__Collected data__

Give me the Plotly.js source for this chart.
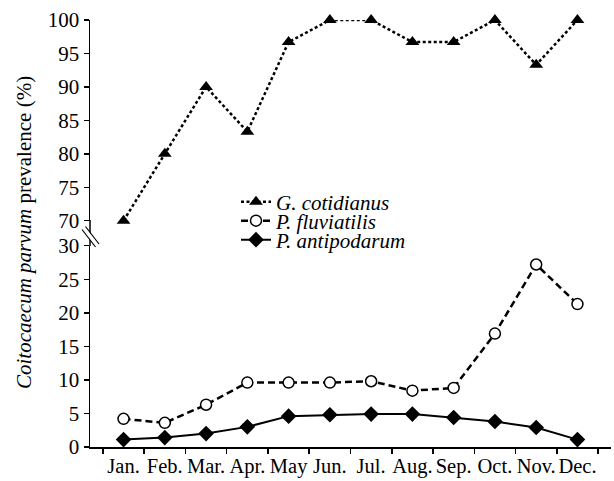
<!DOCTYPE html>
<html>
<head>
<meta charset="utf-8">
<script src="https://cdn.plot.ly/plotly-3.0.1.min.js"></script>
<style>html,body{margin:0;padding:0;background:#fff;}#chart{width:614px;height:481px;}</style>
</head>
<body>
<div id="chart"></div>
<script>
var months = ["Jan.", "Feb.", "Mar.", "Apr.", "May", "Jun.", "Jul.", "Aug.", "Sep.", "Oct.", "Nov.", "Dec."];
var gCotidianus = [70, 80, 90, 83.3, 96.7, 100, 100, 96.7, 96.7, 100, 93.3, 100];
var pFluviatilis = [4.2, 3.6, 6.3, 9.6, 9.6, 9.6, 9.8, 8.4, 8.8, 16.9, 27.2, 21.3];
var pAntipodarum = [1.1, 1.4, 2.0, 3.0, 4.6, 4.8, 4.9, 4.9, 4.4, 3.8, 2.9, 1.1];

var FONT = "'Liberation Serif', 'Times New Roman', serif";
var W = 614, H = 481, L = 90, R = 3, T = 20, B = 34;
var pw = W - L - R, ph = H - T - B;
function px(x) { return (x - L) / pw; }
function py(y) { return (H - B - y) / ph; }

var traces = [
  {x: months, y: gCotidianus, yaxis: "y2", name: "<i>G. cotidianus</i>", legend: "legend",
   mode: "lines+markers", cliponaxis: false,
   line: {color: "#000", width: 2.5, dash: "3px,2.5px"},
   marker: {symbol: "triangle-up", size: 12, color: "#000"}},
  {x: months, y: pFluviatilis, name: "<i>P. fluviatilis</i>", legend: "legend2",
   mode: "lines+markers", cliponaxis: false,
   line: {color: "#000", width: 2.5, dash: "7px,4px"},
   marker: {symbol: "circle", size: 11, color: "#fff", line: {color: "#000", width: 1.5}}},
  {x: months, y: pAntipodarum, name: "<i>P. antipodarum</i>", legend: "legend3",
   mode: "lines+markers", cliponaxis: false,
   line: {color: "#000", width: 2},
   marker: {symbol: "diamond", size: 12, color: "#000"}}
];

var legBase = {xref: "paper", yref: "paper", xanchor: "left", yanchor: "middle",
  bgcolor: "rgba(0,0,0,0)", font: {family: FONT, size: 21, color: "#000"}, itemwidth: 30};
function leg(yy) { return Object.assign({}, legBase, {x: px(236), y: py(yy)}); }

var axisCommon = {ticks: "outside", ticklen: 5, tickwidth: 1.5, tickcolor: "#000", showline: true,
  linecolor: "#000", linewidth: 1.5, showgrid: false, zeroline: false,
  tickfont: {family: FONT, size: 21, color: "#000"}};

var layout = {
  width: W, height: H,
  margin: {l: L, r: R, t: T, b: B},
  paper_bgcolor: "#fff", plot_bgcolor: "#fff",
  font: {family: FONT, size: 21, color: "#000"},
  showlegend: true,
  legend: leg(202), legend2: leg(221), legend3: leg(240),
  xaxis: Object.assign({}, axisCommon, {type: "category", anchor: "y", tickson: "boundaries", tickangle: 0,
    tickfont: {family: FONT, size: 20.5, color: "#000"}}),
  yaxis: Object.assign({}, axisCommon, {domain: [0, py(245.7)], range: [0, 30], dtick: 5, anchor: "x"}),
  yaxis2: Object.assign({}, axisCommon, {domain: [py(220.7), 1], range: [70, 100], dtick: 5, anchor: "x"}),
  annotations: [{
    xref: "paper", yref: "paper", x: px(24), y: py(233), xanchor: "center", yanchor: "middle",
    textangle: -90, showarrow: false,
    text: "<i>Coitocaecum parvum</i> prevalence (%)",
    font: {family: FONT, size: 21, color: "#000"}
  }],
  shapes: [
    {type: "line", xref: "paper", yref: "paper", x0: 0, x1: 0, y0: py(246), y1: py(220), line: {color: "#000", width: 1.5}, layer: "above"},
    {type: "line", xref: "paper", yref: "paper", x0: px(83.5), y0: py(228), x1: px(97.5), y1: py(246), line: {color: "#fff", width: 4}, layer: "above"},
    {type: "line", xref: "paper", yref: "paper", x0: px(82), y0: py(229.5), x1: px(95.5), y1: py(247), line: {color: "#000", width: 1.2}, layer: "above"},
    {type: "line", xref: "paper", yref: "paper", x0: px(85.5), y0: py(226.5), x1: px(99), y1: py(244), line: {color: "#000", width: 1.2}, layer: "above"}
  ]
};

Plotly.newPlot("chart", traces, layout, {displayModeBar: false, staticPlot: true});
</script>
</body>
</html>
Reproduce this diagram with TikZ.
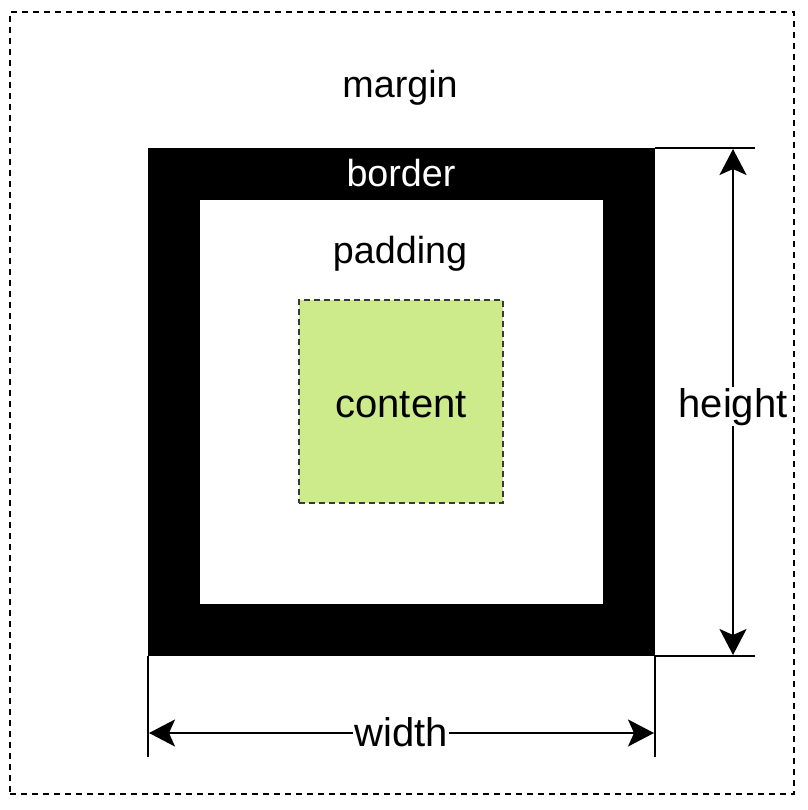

__STATED PROBLEM__
Leave the pictures out and write out every entry exactly as given.

__RESULT__
Give me the Plotly.js source for this chart.
<!DOCTYPE html>
<html>
<head>
<meta charset="utf-8">
<script src="https://cdn.plot.ly/plotly-3.0.1.min.js"></script>
<style>html,body{margin:0;padding:0;background:#fff;}#chart{width:614px;height:481px;}</style>
</head>
<body>
<div id="chart"></div>
<script>
var months = ["Jan.", "Feb.", "Mar.", "Apr.", "May", "Jun.", "Jul.", "Aug.", "Sep.", "Oct.", "Nov.", "Dec."];
var gCotidianus = [70, 80, 90, 83.3, 96.7, 100, 100, 96.7, 96.7, 100, 93.3, 100];
var pFluviatilis = [4.2, 3.6, 6.3, 9.6, 9.6, 9.6, 9.8, 8.4, 8.8, 16.9, 27.2, 21.3];
var pAntipodarum = [1.1, 1.4, 2.0, 3.0, 4.6, 4.8, 4.9, 4.9, 4.4, 3.8, 2.9, 1.1];

var FONT = "'Liberation Serif', 'Times New Roman', serif";
var W = 614, H = 481, L = 90, R = 3, T = 20, B = 34;
var pw = W - L - R, ph = H - T - B;
function px(x) { return (x - L) / pw; }
function py(y) { return (H - B - y) / ph; }

var traces = [
  {x: months, y: gCotidianus, yaxis: "y2", name: "<i>G. cotidianus</i>", legend: "legend",
   mode: "lines+markers", cliponaxis: false,
   line: {color: "#000", width: 2.5, dash: "3px,2.5px"},
   marker: {symbol: "triangle-up", size: 12, color: "#000"}},
  {x: months, y: pFluviatilis, name: "<i>P. fluviatilis</i>", legend: "legend2",
   mode: "lines+markers", cliponaxis: false,
   line: {color: "#000", width: 2.5, dash: "7px,4px"},
   marker: {symbol: "circle", size: 11, color: "#fff", line: {color: "#000", width: 1.5}}},
  {x: months, y: pAntipodarum, name: "<i>P. antipodarum</i>", legend: "legend3",
   mode: "lines+markers", cliponaxis: false,
   line: {color: "#000", width: 2},
   marker: {symbol: "diamond", size: 12, color: "#000"}}
];

var legBase = {xref: "paper", yref: "paper", xanchor: "left", yanchor: "middle",
  bgcolor: "rgba(0,0,0,0)", font: {family: FONT, size: 21, color: "#000"}, itemwidth: 30};
function leg(yy) { return Object.assign({}, legBase, {x: px(236), y: py(yy)}); }

var axisCommon = {ticks: "outside", ticklen: 5, tickwidth: 1.5, tickcolor: "#000", showline: true,
  linecolor: "#000", linewidth: 1.5, showgrid: false, zeroline: false,
  tickfont: {family: FONT, size: 21, color: "#000"}};

var layout = {
  width: W, height: H,
  margin: {l: L, r: R, t: T, b: B},
  paper_bgcolor: "#fff", plot_bgcolor: "#fff",
  font: {family: FONT, size: 21, color: "#000"},
  showlegend: true,
  legend: leg(202), legend2: leg(221), legend3: leg(240),
  xaxis: Object.assign({}, axisCommon, {type: "category", anchor: "y", tickson: "boundaries", tickangle: 0,
    tickfont: {family: FONT, size: 20.5, color: "#000"}}),
  yaxis: Object.assign({}, axisCommon, {domain: [0, py(245.7)], range: [0, 30], dtick: 5, anchor: "x"}),
  yaxis2: Object.assign({}, axisCommon, {domain: [py(220.7), 1], range: [70, 100], dtick: 5, anchor: "x"}),
  annotations: [{
    xref: "paper", yref: "paper", x: px(24), y: py(233), xanchor: "center", yanchor: "middle",
    textangle: -90, showarrow: false,
    text: "<i>Coitocaecum parvum</i> prevalence (%)",
    font: {family: FONT, size: 21, color: "#000"}
  }],
  shapes: [
    {type: "line", xref: "paper", yref: "paper", x0: 0, x1: 0, y0: py(246), y1: py(220), line: {color: "#000", width: 1.5}, layer: "above"},
    {type: "line", xref: "paper", yref: "paper", x0: px(83.5), y0: py(228), x1: px(97.5), y1: py(246), line: {color: "#fff", width: 4}, layer: "above"},
    {type: "line", xref: "paper", yref: "paper", x0: px(82), y0: py(229.5), x1: px(95.5), y1: py(247), line: {color: "#000", width: 1.2}, layer: "above"},
    {type: "line", xref: "paper", yref: "paper", x0: px(85.5), y0: py(226.5), x1: px(99), y1: py(244), line: {color: "#000", width: 1.2}, layer: "above"}
  ]
};

Plotly.newPlot("chart", traces, layout, {displayModeBar: false, staticPlot: true});
</script>
</body>
</html>
Reproduce this diagram with TikZ.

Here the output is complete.